As a thriller, "The Grey House" favors study over suspense, a connect-the-dots tableau of interactions. Even as the husband jests a winky line like "I've seen this movie ... we don't make it," the play hangs a fog of guesswork toward its destination. Clues might wander in the bedtime parable, the dissection of poor critters, Rudy Mance's costume design that insinuates meanings, moonshine jars that magically pop up in the fridge, and a pose possibly inspired by a frame from "Hereditary." Underneath the flickering lights of designer Natasha Katz (who worked in the recent "Sweeney Todd" revival), sound designer Tom Gibbons deploys creaks, groans, and diegetic record music that act as the lifeblood of the unmoving cabin (occupied with knick-knacks by set designer Scott Pask). 

"The Grey House" is most hypnotizing in its silent choreographic interactions (choreographer Ellenore Scott's movement work) between Henry and the cabin's entities, including an unexplained phantom that the program calls "The Ancient" (Cyndi Coyne, with expressions and physicality carved for a horror close-up). Is the Ancient a hallucination, a memory, or one of the cabin's "girls"? Those theories are best reserved for message boards. By comparison, the talky games between Max and the kids deflate the tension. There's something more conversational and powerful in the silence and understatements between Henry and the cabin family.

Creepy kids and mystery mom

It would be unjustifiable to single out any of the Creepy Children. Despite the script's supply of run-of-the-mill lines, these "willful creatures" (the mom's word) form a talented blob with unspoken motives and bizarre names. Colby Kipnes may have scored a breakout role as Squirrel, the youngest mischief-maker first seen disappearing into the basement with a hammer. The originator of Lydia Deetz from "Beetlejuice The Musical," Sophia Anne Caruso plays the misanthropic Marlow whose menace belies her misery. A pair of sinister besties, Bernie ("A Quiet Place" star Millicent Simmonds) and A 1656 (Alyssa Emily Marvin), converse in untranslated ASL in the background (Andrew Morrill directs the artistic sign language). Oh, I should mention the sole male child, The Boy (Eamon Patrick O'Connell, an affecting stage presence), who carries a symbolic purpose for Henry.

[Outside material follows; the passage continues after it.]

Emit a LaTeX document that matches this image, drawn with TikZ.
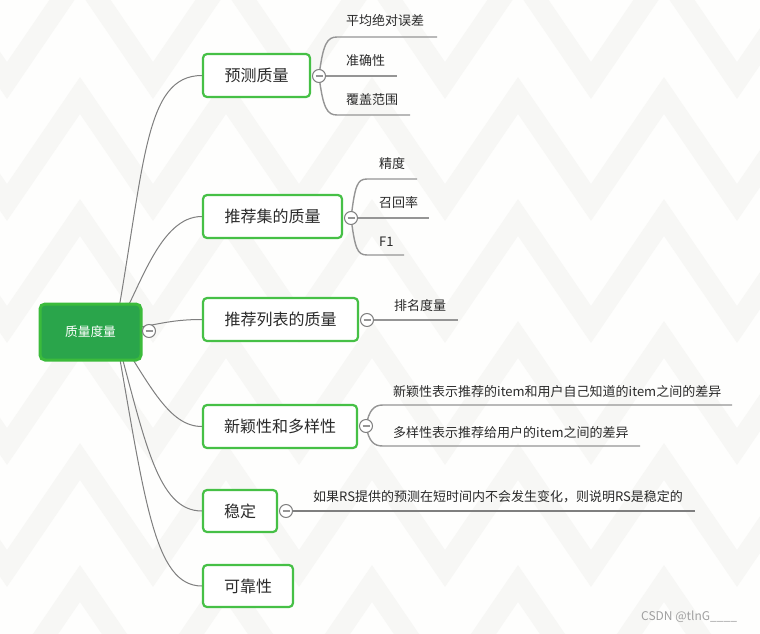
\documentclass[tikz,border=0pt]{standalone}
\usepackage{fontspec}
\setmainfont{Noto Sans CJK SC}
\definecolor{bgc}{HTML}{FEFEFD}
\definecolor{stripe}{HTML}{F7F7F5}
\definecolor{nodeborder}{HTML}{46C046}
\definecolor{rootfill}{HTML}{2AA54B}
\definecolor{rootborder}{HTML}{3BBB3B}
\definecolor{txt}{HTML}{2A2A2A}
\definecolor{conn}{HTML}{7F7F7F}
\definecolor{brc}{HTML}{959595}
\definecolor{wm}{HTML}{A0A0A0}
\tikzset{
  topic/.style={draw=nodeborder, line width=2.2pt, fill=white, rounded corners=4pt,
    minimum height=43pt, inner sep=0pt, text=txt, font=\fontsize{16}{18}\selectfont},
  rootbox/.style={draw=rootborder, line width=3pt, fill=rootfill, rounded corners=5pt,
    minimum width=101pt, minimum height=56pt, inner sep=0pt, text=white,
    font=\fontsize{12.7}{14}\selectfont},
  leaf/.style={anchor=west, inner sep=0pt, text=txt, font=\fontsize{13}{15}\selectfont},
  collapse/.style={circle, draw=conn, line width=1pt, fill=white, minimum size=13pt, inner sep=0pt,
    path picture={\draw[brc, line width=2pt] ([xshift=-3.5pt]path picture bounding box.center) -- ([xshift=3.5pt]path picture bounding box.center);}},
  rootconn/.style={draw=conn, line width=1pt},
  branch/.style={draw=brc, line width=1.4pt},
}
\begin{document}
\begin{tikzpicture}[x=1pt, y=-1pt]
\useasboundingbox (0,0) rectangle (760,634);
% background
\fill[bgc] (0,0) rectangle (760,634);
\begin{scope}
\clip (0,0) rectangle (760,634);
\foreach \k in {-2,...,5} {
  \pgfmathsetmacro{\py}{95.5+122*\k}
  \pgfmathsetmacro{\vy}{\py+107}
  \draw[stripe, line width=20.8pt, line join=miter]
    (-139,\vy) -- (-66,\py) -- (7,\vy) -- (80,\py) -- (153,\vy) -- (226,\py) -- (299,\vy)
    -- (372,\py) -- (445,\vy) -- (518,\py) -- (591,\vy) -- (664,\py) -- (737,\vy) -- (810,\py) -- (883,\vy);
}
\end{scope}

% topic nodes
\coordinate (r0) at (115,331);
\node[topic, minimum width=107pt] (n1) at (256.5,75.5) {预测质量};
\node[topic, minimum width=139pt] (n2) at (272.5,216.5) {推荐集的质量};
\node[topic, minimum width=155pt] (n3) at (280.5,319.5) {推荐列表的质量};
\node[topic, minimum width=154pt] (n4) at (280,426.5) {新颖性和多样性};
\node[topic, minimum width=74pt, minimum height=42pt] (n5) at (240,511) {稳定};
\node[topic, minimum width=90pt, minimum height=42pt] (n6) at (248,586) {可靠性};

% root connectors
\draw[rootconn] (r0) .. controls +(30,-166) and +(-58,0) .. (n1.west);
\draw[rootconn] (r0) .. controls +(25,-41) and +(-43,0) .. (n2.west);
\draw[rootconn] (r0) .. controls +(40,-5) and +(-35,0) .. (n3.west);
\draw[rootconn] (r0) .. controls +(35,54) and +(-33,0) .. (n4.west);
\draw[rootconn] (r0) .. controls +(30,109) and +(-45,0) .. (n5.west);
\draw[rootconn] (r0) .. controls +(30,169) and +(-48,0) .. (n6.west);

\node[rootbox] (root) at (90.5,332) {质量度量};

% collapse circle positions
\coordinate (c0) at (149,331);
\coordinate (c1) at (319,76);
\coordinate (c2) at (351,218);
\coordinate (c3) at (367,320);
\coordinate (c4) at (366,426);
\coordinate (c5) at (286,511);

% branch end coordinates
\coordinate (u11) at (337,37);  \coordinate (u11e) at (437,37);
\coordinate (u12e) at (397,76);
\coordinate (u13) at (337,115); \coordinate (u13e) at (410,115);
\coordinate (u21) at (367,179); \coordinate (u21e) at (417,179);
\coordinate (u22e) at (429,218);
\coordinate (u23) at (367,255); \coordinate (u23e) at (404,255);
\coordinate (u31e) at (458,320);
\coordinate (u41) at (383,405); \coordinate (u41e) at (732,405);
\coordinate (u42) at (383,446); \coordinate (u42e) at (640,446);
\coordinate (u51e) at (695,511);

\draw[branch] (c1) .. controls +(4,-32) and +(-10,0) .. (u11) -- (u11e);
\draw[branch] (c1) -- (u12e);
\draw[branch] (c1) .. controls +(4,32) and +(-10,0) .. (u13) -- (u13e);
\draw[branch] (c2) .. controls +(4,-32) and +(-10,0) .. (u21) -- (u21e);
\draw[branch] (c2) -- (u22e);
\draw[branch] (c2) .. controls +(4,30) and +(-10,0) .. (u23) -- (u23e);
\draw[branch] (c3) -- (u31e);
\draw[branch] (c4) .. controls +(3,-16) and +(-9,0) .. (u41) -- (u41e);
\draw[branch] (c4) .. controls +(3,16) and +(-9,0) .. (u42) -- (u42e);
\draw[branch, draw=conn] (c5) -- (u51e);

% collapse circles
\node[collapse] (k0) at (c0) {};
\node[collapse] (k1) at (c1) {};
\node[collapse] (k2) at (c2) {};
\node[collapse] (k3) at (c3) {};
\node[collapse] (k4) at (c4) {};
\node[collapse] (k5) at (c5) {};

% leaf texts
\node[leaf] (t11) at (346,21) {平均绝对误差};
\node[leaf] (t12) at (346,61) {准确性};
\node[leaf] (t13) at (346,100) {覆盖范围};
\node[leaf] (t21) at (379,164) {精度};
\node[leaf] (t22) at (379,203) {召回率};
\node[leaf] (t23) at (379,242) {F1};
\node[leaf] (t31) at (394,306) {排名度量};
\node[leaf] (t41) at (393,392) {新颖性表示推荐的item和用户自己知道的item之间的差异};
\node[leaf] (t42) at (393,433) {多样性表示推荐给用户的item之间的差异};
\node[leaf] (t51) at (313,497) {如果RS提供的预测在短时间内不会发生变化，则说明RS是稳定的};

% watermark
\node[anchor=west, inner sep=0pt, text=wm, font=\fontsize{12}{14}\selectfont] (wmk) at (641,617) {CSDN @tlnG\_\_\_\_};
\end{tikzpicture}
\end{document}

The script does not elucidate the hazy connection between the children and their "mother" Raleigh, a cantankerous comic with lines of deadpan camp (often, the audience broke into laughter at Metcalf's lines). She's their mother "sometimes," Marlow shares, whatever that means. When Max asks if there's a father involved, Raleigh responds, "It's a mystery!" as if winking at the audience. She cares for her willful creatures but does not intervene in their antics. One of the show's downsides is the unfathomable arc Metcalf draws to her conclusion. So resigned is her character that her final decision doesn't track.

What waits in the shadows

So does the slow burn pay off for an intermission-free 100 minutes? Unfortunately, "The Grey House" misses two mechanics vital to its revelations: 1) an overarching propulsion that lets it progress as a thriller and 2) a more realized human psychodrama. Without giving away too much, the dramatic reckonings don't land as character-based reveals as intended. The climax fusses over symbolic spectacle in a manner that obstructs, not compliment, the themes of human costs, injustice (specifically against female bodies), and contrition.

"The Grey House" script leaves a blueprint open to different creative visions. Even if you're dissatisfied or frustrated with this particular Broadway vision of "The Grey House," the show is a curious meal. This production may not be the watershed Broadway horror. Might attendees, from theatergoers to horror moviegoers, still find treats in this umpteenth cabin-in-the-woods tale (even if they deem it chuckle-worthy camp like some of my audience members)? For a live experience, it might not impress but it sustains itself through its atmosphere and cast. As of now, it's difficult to forecast how "The Grey House" may influence the untapped horror potential on Broadway-sized stages. Somewhere, there are unproduced possibilities waiting in the cobwebbed drawers.

"The Grey House" is running at the Lyceum Theatre in NYC.